*GIVEN INSTRUCTION*
Reproduce the data exactly and drop any pictures it holds.
══ RAW DATA ══
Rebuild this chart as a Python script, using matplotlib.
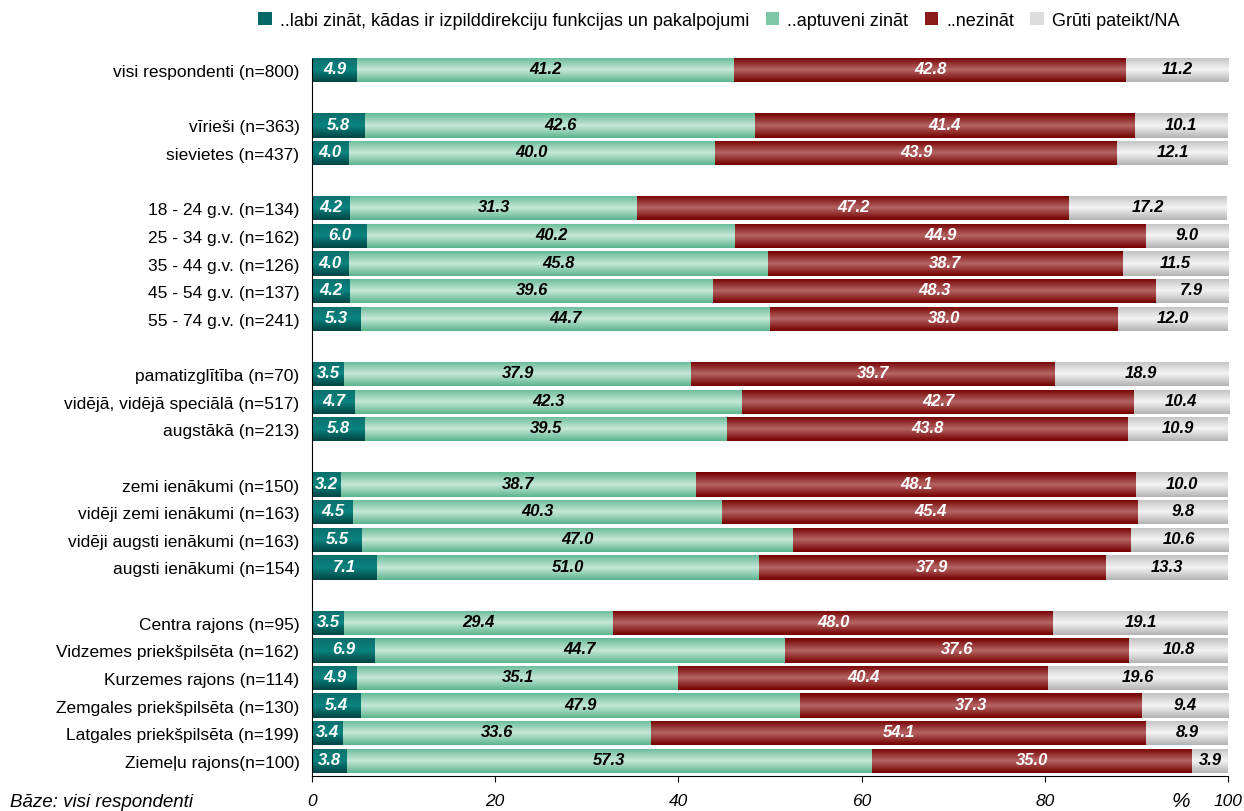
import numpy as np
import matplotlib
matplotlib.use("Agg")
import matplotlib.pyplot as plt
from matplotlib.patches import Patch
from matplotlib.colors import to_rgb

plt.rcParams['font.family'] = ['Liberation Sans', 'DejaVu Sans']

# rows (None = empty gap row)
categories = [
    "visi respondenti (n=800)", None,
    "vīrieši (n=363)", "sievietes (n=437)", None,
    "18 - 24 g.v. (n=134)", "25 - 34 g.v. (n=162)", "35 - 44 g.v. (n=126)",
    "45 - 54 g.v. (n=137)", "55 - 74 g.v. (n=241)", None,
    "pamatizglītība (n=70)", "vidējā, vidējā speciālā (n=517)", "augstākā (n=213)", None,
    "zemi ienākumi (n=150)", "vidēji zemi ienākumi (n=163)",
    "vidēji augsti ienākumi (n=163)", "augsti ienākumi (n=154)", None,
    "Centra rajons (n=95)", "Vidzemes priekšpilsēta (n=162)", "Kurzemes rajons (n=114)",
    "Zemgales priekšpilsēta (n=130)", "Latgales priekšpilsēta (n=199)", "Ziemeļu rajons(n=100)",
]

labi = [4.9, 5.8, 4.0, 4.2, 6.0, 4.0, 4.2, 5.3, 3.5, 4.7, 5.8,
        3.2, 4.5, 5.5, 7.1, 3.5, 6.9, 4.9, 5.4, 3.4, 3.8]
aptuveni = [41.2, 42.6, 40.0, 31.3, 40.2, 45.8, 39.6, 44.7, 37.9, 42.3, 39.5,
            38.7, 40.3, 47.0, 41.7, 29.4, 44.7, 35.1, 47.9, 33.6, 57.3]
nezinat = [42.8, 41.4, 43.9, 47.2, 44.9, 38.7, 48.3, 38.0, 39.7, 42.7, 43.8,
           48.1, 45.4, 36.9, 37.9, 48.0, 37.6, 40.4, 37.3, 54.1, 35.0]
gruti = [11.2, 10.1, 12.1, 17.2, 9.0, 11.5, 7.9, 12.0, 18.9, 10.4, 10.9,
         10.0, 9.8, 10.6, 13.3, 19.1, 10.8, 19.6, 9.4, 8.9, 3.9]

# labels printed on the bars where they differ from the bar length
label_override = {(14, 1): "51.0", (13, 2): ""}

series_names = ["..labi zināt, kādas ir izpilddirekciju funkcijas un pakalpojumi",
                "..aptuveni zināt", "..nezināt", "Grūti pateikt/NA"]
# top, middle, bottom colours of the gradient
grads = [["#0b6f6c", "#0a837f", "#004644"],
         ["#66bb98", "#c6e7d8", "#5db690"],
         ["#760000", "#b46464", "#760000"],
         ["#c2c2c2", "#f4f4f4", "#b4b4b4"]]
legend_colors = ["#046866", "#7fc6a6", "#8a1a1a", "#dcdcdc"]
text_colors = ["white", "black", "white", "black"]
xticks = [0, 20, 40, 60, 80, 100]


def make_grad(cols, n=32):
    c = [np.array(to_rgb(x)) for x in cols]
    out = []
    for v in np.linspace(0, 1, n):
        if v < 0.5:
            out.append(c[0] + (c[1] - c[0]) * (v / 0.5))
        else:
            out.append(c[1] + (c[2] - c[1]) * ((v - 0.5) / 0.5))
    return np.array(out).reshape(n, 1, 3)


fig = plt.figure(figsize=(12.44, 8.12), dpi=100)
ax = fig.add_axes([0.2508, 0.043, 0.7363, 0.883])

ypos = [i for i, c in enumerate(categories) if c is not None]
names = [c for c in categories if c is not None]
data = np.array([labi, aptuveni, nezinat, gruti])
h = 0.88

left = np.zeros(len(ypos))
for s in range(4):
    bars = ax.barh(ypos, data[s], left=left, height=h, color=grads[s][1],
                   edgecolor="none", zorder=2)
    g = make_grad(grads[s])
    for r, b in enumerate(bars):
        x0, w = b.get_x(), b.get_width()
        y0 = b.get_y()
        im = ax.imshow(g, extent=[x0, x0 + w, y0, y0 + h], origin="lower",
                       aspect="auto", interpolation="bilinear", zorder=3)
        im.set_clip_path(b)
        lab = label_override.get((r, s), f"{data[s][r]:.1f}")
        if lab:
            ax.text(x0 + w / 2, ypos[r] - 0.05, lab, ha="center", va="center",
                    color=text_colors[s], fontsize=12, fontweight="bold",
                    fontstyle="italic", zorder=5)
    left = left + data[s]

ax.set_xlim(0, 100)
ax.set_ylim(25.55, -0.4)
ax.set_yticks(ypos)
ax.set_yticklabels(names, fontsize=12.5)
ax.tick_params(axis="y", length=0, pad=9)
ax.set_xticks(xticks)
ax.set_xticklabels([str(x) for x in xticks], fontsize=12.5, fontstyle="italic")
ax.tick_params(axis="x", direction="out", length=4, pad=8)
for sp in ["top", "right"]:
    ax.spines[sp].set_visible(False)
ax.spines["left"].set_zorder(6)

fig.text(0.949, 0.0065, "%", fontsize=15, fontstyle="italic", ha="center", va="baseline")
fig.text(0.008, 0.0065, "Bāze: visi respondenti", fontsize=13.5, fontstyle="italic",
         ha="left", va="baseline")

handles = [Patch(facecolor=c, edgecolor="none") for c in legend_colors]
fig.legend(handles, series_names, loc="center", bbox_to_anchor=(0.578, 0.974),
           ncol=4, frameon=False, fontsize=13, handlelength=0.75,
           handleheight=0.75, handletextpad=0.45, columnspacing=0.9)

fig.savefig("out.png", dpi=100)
═══
*EXERCISE RESULT*
Rebuild this chart as a Python script, using matplotlib.
import numpy as np
import matplotlib
matplotlib.use("Agg")
import matplotlib.pyplot as plt
from matplotlib.patches import Patch
from matplotlib.colors import to_rgb

plt.rcParams['font.family'] = ['Liberation Sans', 'DejaVu Sans']

# rows (None = empty gap row)
categories = [
    "visi respondenti (n=800)", None,
    "vīrieši (n=363)", "sievietes (n=437)", None,
    "18 - 24 g.v. (n=134)", "25 - 34 g.v. (n=162)", "35 - 44 g.v. (n=126)",
    "45 - 54 g.v. (n=137)", "55 - 74 g.v. (n=241)", None,
    "pamatizglītība (n=70)", "vidējā, vidējā speciālā (n=517)", "augstākā (n=213)", None,
    "zemi ienākumi (n=150)", "vidēji zemi ienākumi (n=163)",
    "vidēji augsti ienākumi (n=163)", "augsti ienākumi (n=154)", None,
    "Centra rajons (n=95)", "Vidzemes priekšpilsēta (n=162)", "Kurzemes rajons (n=114)",
    "Zemgales priekšpilsēta (n=130)", "Latgales priekšpilsēta (n=199)", "Ziemeļu rajons(n=100)",
]

labi = [4.9, 5.8, 4.0, 4.2, 6.0, 4.0, 4.2, 5.3, 3.5, 4.7, 5.8,
        3.2, 4.5, 5.5, 7.1, 3.5, 6.9, 4.9, 5.4, 3.4, 3.8]
aptuveni = [41.2, 42.6, 40.0, 31.3, 40.2, 45.8, 39.6, 44.7, 37.9, 42.3, 39.5,
            38.7, 40.3, 47.0, 41.7, 29.4, 44.7, 35.1, 47.9, 33.6, 57.3]
nezinat = [42.8, 41.4, 43.9, 47.2, 44.9, 38.7, 48.3, 38.0, 39.7, 42.7, 43.8,
           48.1, 45.4, 36.9, 37.9, 48.0, 37.6, 40.4, 37.3, 54.1, 35.0]
gruti = [11.2, 10.1, 12.1, 17.2, 9.0, 11.5, 7.9, 12.0, 18.9, 10.4, 10.9,
         10.0, 9.8, 10.6, 13.3, 19.1, 10.8, 19.6, 9.4, 8.9, 3.9]

# labels printed on the bars where they differ from the bar length
label_override = {(14, 1): "51.0", (13, 2): ""}

series_names = ["..labi zināt, kādas ir izpilddirekciju funkcijas un pakalpojumi",
                "..aptuveni zināt", "..nezināt", "Grūti pateikt/NA"]
# top, middle, bottom colours of the gradient
grads = [["#0b6f6c", "#0a837f", "#004644"],
         ["#66bb98", "#c6e7d8", "#5db690"],
         ["#760000", "#b46464", "#760000"],
         ["#c2c2c2", "#f4f4f4", "#b4b4b4"]]
legend_colors = ["#046866", "#7fc6a6", "#8a1a1a", "#dcdcdc"]
text_colors = ["white", "black", "white", "black"]
xticks = [0, 20, 40, 60, 80, 100]


def make_grad(cols, n=32):
    c = [np.array(to_rgb(x)) for x in cols]
    out = []
    for v in np.linspace(0, 1, n):
        if v < 0.5:
            out.append(c[0] + (c[1] - c[0]) * (v / 0.5))
        else:
            out.append(c[1] + (c[2] - c[1]) * ((v - 0.5) / 0.5))
    return np.array(out).reshape(n, 1, 3)


fig = plt.figure(figsize=(12.44, 8.12), dpi=100)
ax = fig.add_axes([0.2508, 0.043, 0.7363, 0.883])

ypos = [i for i, c in enumerate(categories) if c is not None]
names = [c for c in categories if c is not None]
data = np.array([labi, aptuveni, nezinat, gruti])
h = 0.88

left = np.zeros(len(ypos))
for s in range(4):
    bars = ax.barh(ypos, data[s], left=left, height=h, color=grads[s][1],
                   edgecolor="none", zorder=2)
    g = make_grad(grads[s])
    for r, b in enumerate(bars):
        x0, w = b.get_x(), b.get_width()
        y0 = b.get_y()
        im = ax.imshow(g, extent=[x0, x0 + w, y0, y0 + h], origin="lower",
                       aspect="auto", interpolation="bilinear", zorder=3)
        im.set_clip_path(b)
        lab = label_override.get((r, s), f"{data[s][r]:.1f}")
        if lab:
            ax.text(x0 + w / 2, ypos[r] - 0.05, lab, ha="center", va="center",
                    color=text_colors[s], fontsize=12, fontweight="bold",
                    fontstyle="italic", zorder=5)
    left = left + data[s]

ax.set_xlim(0, 100)
ax.set_ylim(25.55, -0.4)
ax.set_yticks(ypos)
ax.set_yticklabels(names, fontsize=12.5)
ax.tick_params(axis="y", length=0, pad=9)
ax.set_xticks(xticks)
ax.set_xticklabels([str(x) for x in xticks], fontsize=12.5, fontstyle="italic")
ax.tick_params(axis="x", direction="out", length=4, pad=8)
for sp in ["top", "right"]:
    ax.spines[sp].set_visible(False)
ax.spines["left"].set_zorder(6)

fig.text(0.949, 0.0065, "%", fontsize=15, fontstyle="italic", ha="center", va="baseline")
fig.text(0.008, 0.0065, "Bāze: visi respondenti", fontsize=13.5, fontstyle="italic",
         ha="left", va="baseline")

handles = [Patch(facecolor=c, edgecolor="none") for c in legend_colors]
fig.legend(handles, series_names, loc="center", bbox_to_anchor=(0.578, 0.974),
           ncol=4, frameon=False, fontsize=13, handlelength=0.75,
           handleheight=0.75, handletextpad=0.45, columnspacing=0.9)

fig.savefig("out.png", dpi=100)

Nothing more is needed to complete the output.